Suppose, however, that while Gingrich pursued impeachment based on the perjury charges (because those are the charges that would stick legally), he knew that the infidelity itself was what would have the most traction with the public—and so engaged in and encouraged moral grandstanding about Clinton's failures of moral character displayed by his sexual dalliances. If Gingrich had done that during the whole Monica Lewinski affair, he would have been deeply hypocritical then and a liar now.
So, did Gingrich engage in moral grandstanding about Clinton’s infidelity during the Monica Lewinski affair? Is that something he’s deceptively leaving out now, in order to avoid the hypocrisy charge?
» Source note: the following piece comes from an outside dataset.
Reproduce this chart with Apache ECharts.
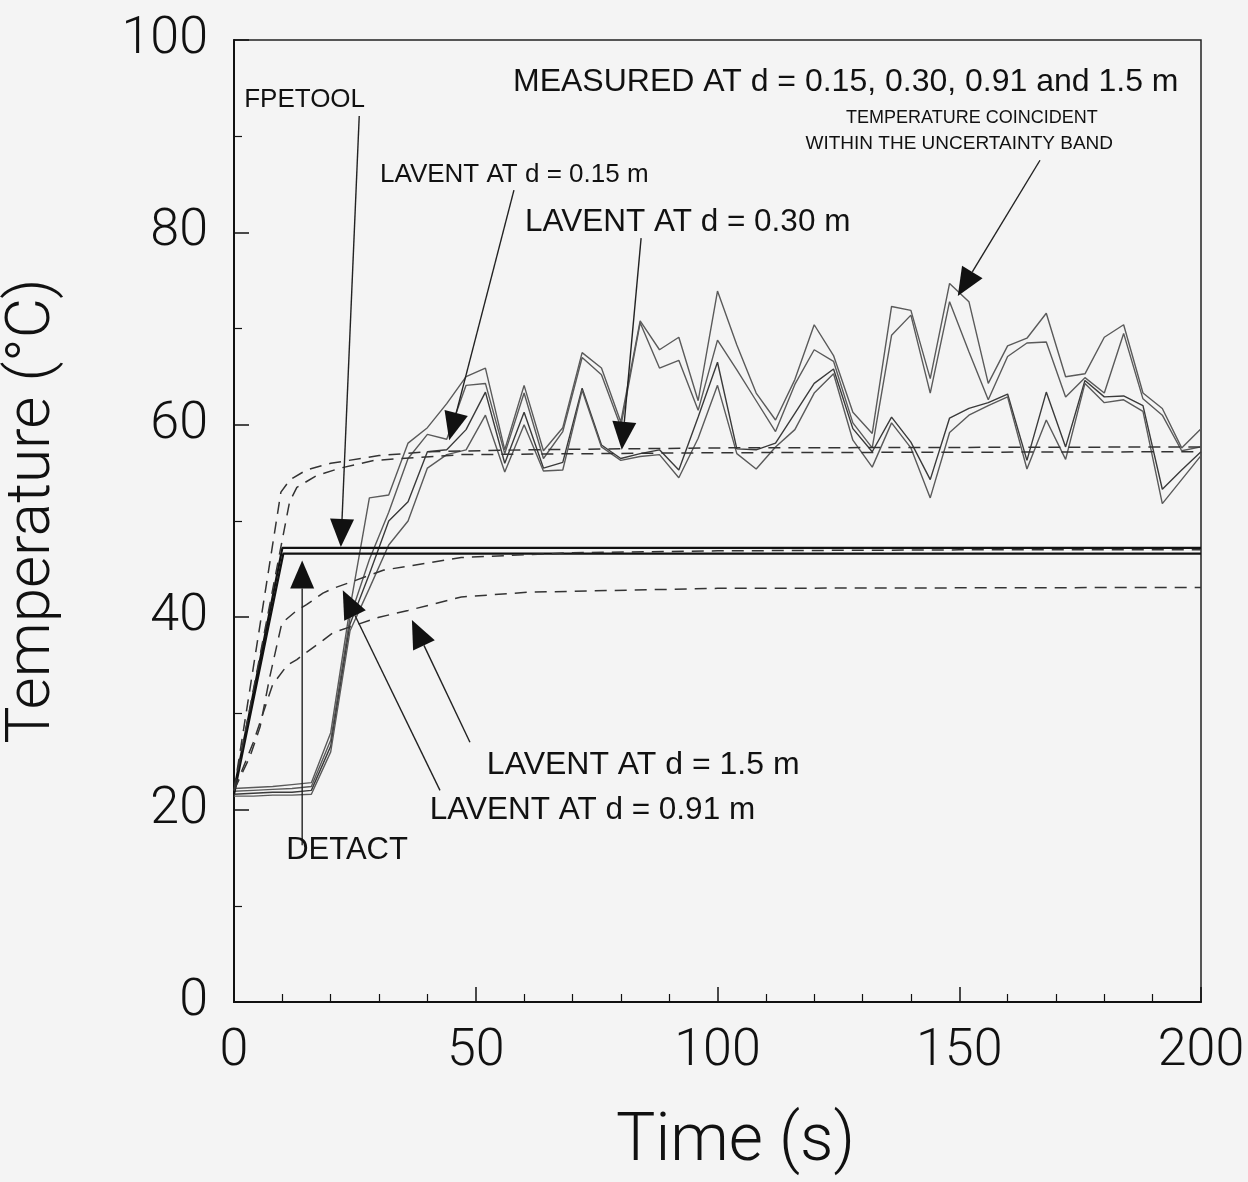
<!DOCTYPE html>
<html>
<head>
<meta charset="utf-8">
<script src="https://cdn.jsdelivr.net/npm/echarts@6/dist/echarts.min.js"></script>
<style>
  html, body { margin: 0; padding: 0; background: #f4f4f4; }
  #chart { width: 1248px; height: 1182px; }
</style>
</head>
<body>
<div id="chart"></div>
<script>
// measured temperatures (4 thermocouples), sampled every 4 s
var time = [0, 4, 8, 12, 16, 20, 24, 28, 32, 36, 40, 44, 48, 52, 56, 60, 64, 68, 72, 76,
  80, 84, 88, 92, 96, 100, 104, 108, 112, 116, 120, 124, 128, 132, 136, 140, 144, 148,
  152, 156, 160, 164, 168, 172, 176, 180, 184, 188, 192, 196, 200];

var measuredA = [22.2, 22.3, 22.4, 22.6, 22.8, 28.0, 41.0, 52.4, 52.7, 58.1, 59.7, 62.2, 65.0,
  65.9, 57.4, 64.1, 57.3, 59.7, 67.5, 65.9, 60.3, 70.8, 67.8, 69.1, 62.5, 73.9, 68.3, 63.3,
  60.5, 64.7, 70.4, 67.2, 61.3, 59.1, 72.3, 71.9, 64.8, 74.7, 72.8, 64.3, 68.2, 69.0, 71.6,
  65.0, 65.3, 69.1, 70.4, 63.3, 61.7, 57.6, 59.6];
var measuredB = [21.9, 22.0, 22.1, 22.2, 22.4, 27.2, 40.0, 46.0, 50.9, 56.5, 59.0, 58.5, 64.1,
  64.3, 57.0, 63.3, 56.5, 59.3, 67.0, 65.2, 59.8, 70.6, 65.9, 66.7, 61.5, 68.8, 65.7, 62.5,
  59.3, 64.2, 67.8, 66.6, 60.2, 57.6, 69.3, 71.4, 63.3, 72.8, 67.6, 62.6, 67.1, 68.5, 68.6,
  62.9, 64.9, 63.3, 69.5, 62.7, 61.0, 57.3, 57.7];
var measuredC = [21.6, 21.7, 21.8, 21.8, 22.0, 26.6, 39.3, 44.5, 50.0, 52.0, 57.2, 57.4, 59.5,
  63.4, 56.0, 61.3, 55.5, 56.1, 63.8, 57.9, 56.5, 57.0, 57.4, 55.3, 60.8, 66.5, 57.5, 57.4,
  58.1, 61.2, 64.3, 65.8, 59.6, 57.2, 60.8, 58.2, 54.3, 60.7, 61.7, 62.3, 63.2, 56.3, 63.4,
  57.7, 64.6, 62.9, 63.0, 62.0, 53.3, 55.3, 57.2];
var measuredD = [21.4, 21.4, 21.5, 21.5, 21.6, 26.0, 38.6, 43.0, 47.5, 50.0, 55.5, 56.9, 57.4,
  61.0, 55.1, 60.0, 55.2, 55.3, 63.6, 57.7, 56.3, 56.7, 56.9, 54.5, 58.6, 64.1, 57.0, 55.4,
  57.7, 59.5, 63.3, 65.3, 58.4, 55.6, 60.2, 57.6, 52.4, 59.2, 61.0, 62.0, 62.9, 55.4, 60.5,
  56.4, 64.3, 62.3, 62.6, 61.4, 51.8, 54.3, 56.8];

// model predictions
var fpetoolTime = [0, 10, 200];
var fpetool = [22.0, 47.2, 47.2];
var detactTime = [0, 10.2, 200];
var detact = [21.6, 46.6, 46.6];

var lavent015Time = [0, 9.7, 11.6, 15, 20, 30, 40, 60, 100, 200];
var lavent015 = [22.0, 53.0, 54.3, 55.3, 56.0, 56.8, 57.2, 57.4, 57.6, 57.7];
var lavent030Time = [0, 11.5, 13, 17, 22, 29, 47, 100, 200];
var lavent030 = [22.0, 52.0, 53.5, 54.7, 55.5, 56.3, 56.9, 57.1, 57.2];
var lavent091Time = [0, 3.3, 5.4, 7.4, 9.9, 13, 15, 18.4, 20.5, 25, 31, 47, 70, 100, 150, 200];
var lavent091 = [22.0, 25.5, 28.6, 33.8, 39.4, 40.7, 41.3, 42.5, 43.0, 43.8, 44.9, 46.2, 46.7, 46.9, 47.0, 47.0];
var lavent15Time = [0, 4, 8, 11, 13, 18.4, 20.5, 30, 36, 47, 61, 100, 200];
var lavent15 = [22.0, 27.0, 33.0, 35.0, 35.6, 37.6, 38.4, 40.0, 40.7, 42.1, 42.6, 43.0, 43.1];

var xTicks = [0, 50, 100, 150, 200];
var yTicks = [0, 20, 40, 60, 80, 100];

// annotations, in data coordinates (time, temperature)
var arrows = [
  { from: [25.9, 92.1], to: [22.1, 47.3] },   // FPETOOL
  { from: [14.1, 16.3], to: [14.1, 45.9] },   // DETACT
  { from: [57.9, 84.4], to: [44.5, 58.4] },   // LAVENT 0.15
  { from: [84.2, 79.4], to: [80.2, 57.4] },   // LAVENT 0.30
  { from: [166.7, 87.5], to: [149.7, 73.4] }, // MEASURED
  { from: [48.8, 27.0], to: [36.8, 39.7] },   // LAVENT 1.5
  { from: [42.6, 22.0], to: [22.5, 42.8] }    // LAVENT 0.91
];
var notes = [
  { text: "FPETOOL", at: [2.1, 93.8], size: 26, align: "left" },
  { text: "MEASURED AT d = 0.15, 0.30, 0.91 and 1.5 m", at: [57.7, 95.6], size: 32, align: "left" },
  { text: "TEMPERATURE COINCIDENT", at: [152.6, 91.9], size: 18, align: "center" },
  { text: "WITHIN THE UNCERTAINTY BAND", at: [150.0, 89.2], size: 19, align: "center" },
  { text: "LAVENT AT d = 0.15 m", at: [30.2, 86.0], size: 26, align: "left" },
  { text: "LAVENT AT d = 0.30 m", at: [60.2, 81.1], size: 31.5, align: "left" },
  { text: "LAVENT AT d = 1.5 m", at: [52.3, 24.6], size: 32, align: "left" },
  { text: "LAVENT AT d = 0.91 m", at: [40.5, 19.9], size: 31.5, align: "left" },
  { text: "DETACT", at: [10.8, 15.8], size: 31, align: "left" }
];

function pairs(xs, ys) {
  return xs.map(function (x, i) {
    return [x, ys[i]];
  });
}

function lineSeries(name, data, color, width, dash) {
  return {
    name: name,
    type: "line",
    data: data,
    symbol: "none",
    smooth: false,
    silent: true,
    lineStyle: { color: color, width: width, type: dash || "solid" },
    z: 3,
  };
}

var chart = echarts.init(document.getElementById("chart"));
var axisFont = { fontFamily: "Roboto", fontWeight: 300, color: "#111" };

var option = {
  backgroundColor: "#f4f4f4",
  animation: false,
  grid: {
    left: 234, right: 47, top: 40, bottom: 180,
    outerBoundsMode: "none", containLabel: false,
    show: true, borderColor: "#222", borderWidth: 1.5,
  },
  xAxis: {
    type: "value", min: 0, max: 200, interval: 50,
    name: "Time (s)", nameLocation: "middle", nameGap: 108,
    nameTextStyle: Object.assign({ fontSize: 66, padding: [0, 0, 0, 36] }, axisFont),
    axisLine: { lineStyle: { color: "#111", width: 2 } },
    axisTick: { inside: true, length: 15, lineStyle: { color: "#111", width: 1.5 } },
    minorTick: { show: true, splitNumber: 5, length: 8, lineStyle: { color: "#111", width: 1.2 } },
    axisLabel: Object.assign({ fontSize: 52, margin: 24,
      formatter: function (v) { return xTicks.indexOf(v) >= 0 ? v : ""; } }, axisFont),
    splitLine: { show: false },
  },
  yAxis: {
    type: "value", min: 0, max: 100, interval: 20,
    name: "Temperature (°C)", nameLocation: "middle", nameGap: 170,
    nameTextStyle: Object.assign({ fontSize: 62, padding: [0, 0, 0, 20] }, axisFont),
    axisLine: { lineStyle: { color: "#111", width: 2 } },
    axisTick: { inside: true, length: 15, lineStyle: { color: "#111", width: 1.5 } },
    minorTick: { show: true, splitNumber: 2, length: 8, lineStyle: { color: "#111", width: 1.2 } },
    axisLabel: Object.assign({ fontSize: 52, margin: 26,
      formatter: function (v) { return yTicks.indexOf(v) >= 0 ? v : ""; } }, axisFont),
    splitLine: { show: false },
  },
  series: [
    lineSeries("Measured A", pairs(time, measuredA), "#5a5a5a", 1.4),
    lineSeries("Measured B", pairs(time, measuredB), "#5a5a5a", 1.4),
    lineSeries("Measured C", pairs(time, measuredC), "#3a3a3a", 1.4),
    lineSeries("Measured D", pairs(time, measuredD), "#5a5a5a", 1.4),
    lineSeries("FPETOOL", pairs(fpetoolTime, fpetool), "#111", 2.2),
    lineSeries("DETACT", pairs(detactTime, detact), "#111", 2.2),
    lineSeries("LAVENT 0.15", pairs(lavent015Time, lavent015), "#333", 1.5, [12, 8]),
    lineSeries("LAVENT 0.30", pairs(lavent030Time, lavent030), "#333", 1.5, [12, 8]),
    lineSeries("LAVENT 0.91", pairs(lavent091Time, lavent091), "#333", 1.5, [12, 8]),
    lineSeries("LAVENT 1.5", pairs(lavent15Time, lavent15), "#333", 1.5, [12, 8]),
  ],
};
chart.setOption(option);

// arrows and notes placed through the grid's own coordinate system
var graphics = [];
arrows.forEach(function (a) {
  var p0 = chart.convertToPixel({ gridIndex: 0 }, a.from);
  var p1 = chart.convertToPixel({ gridIndex: 0 }, a.to);
  var dx = p1[0] - p0[0], dy = p1[1] - p0[1];
  var len = Math.sqrt(dx * dx + dy * dy);
  var ux = dx / len, uy = dy / len;
  var hl = 28, hw = 12;
  var bx = p1[0] - ux * hl, by = p1[1] - uy * hl;
  graphics.push({
    type: "line", silent: true, z: 10,
    shape: { x1: p0[0], y1: p0[1], x2: bx, y2: by },
    style: { stroke: "#222", lineWidth: 1.4 },
  });
  graphics.push({
    type: "polygon", silent: true, z: 10,
    shape: { points: [[p1[0], p1[1]], [bx - uy * hw, by + ux * hw], [bx + uy * hw, by - ux * hw]] },
    style: { fill: "#111" },
  });
});
notes.forEach(function (n) {
  var p = chart.convertToPixel({ gridIndex: 0 }, n.at);
  graphics.push({
    type: "text", silent: true, z: 10, x: p[0], y: p[1],
    style: {
      text: n.text, fill: "#111", align: n.align, verticalAlign: "middle",
      font: "normal " + n.size + "px 'Liberation Sans', Arial, sans-serif",
    },
  });
});
chart.setOption({ graphic: graphics });
</script>
</body>
</html>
If so, that speaks to an ongoing pattern of deception and not just a past tendency towards hypocrisy. To be honest, my memory of those events is sufficiently hazy that while it seems to me that Gingrich did engage in such grandstanding, I can't swear to it. But a journalist has the resources to very readily determine the answer.
Speaking of lying, one could quite convincingly argue that no small measure of hypocrisy is displayed in taking a strong, self-righteous stand against lying under oath if, for example, you’ve just lied multiple times to the Congressional ethics committee in an attempt to get ethics violation charges against you dismissed. If you’ve been recently fined a whopping $300,000 for ethics violations that include deliberate deception aimed at deflecting an investigation of misconduct, there may be something hypocritical about leading the charge against someone else for doing the same sort of thing.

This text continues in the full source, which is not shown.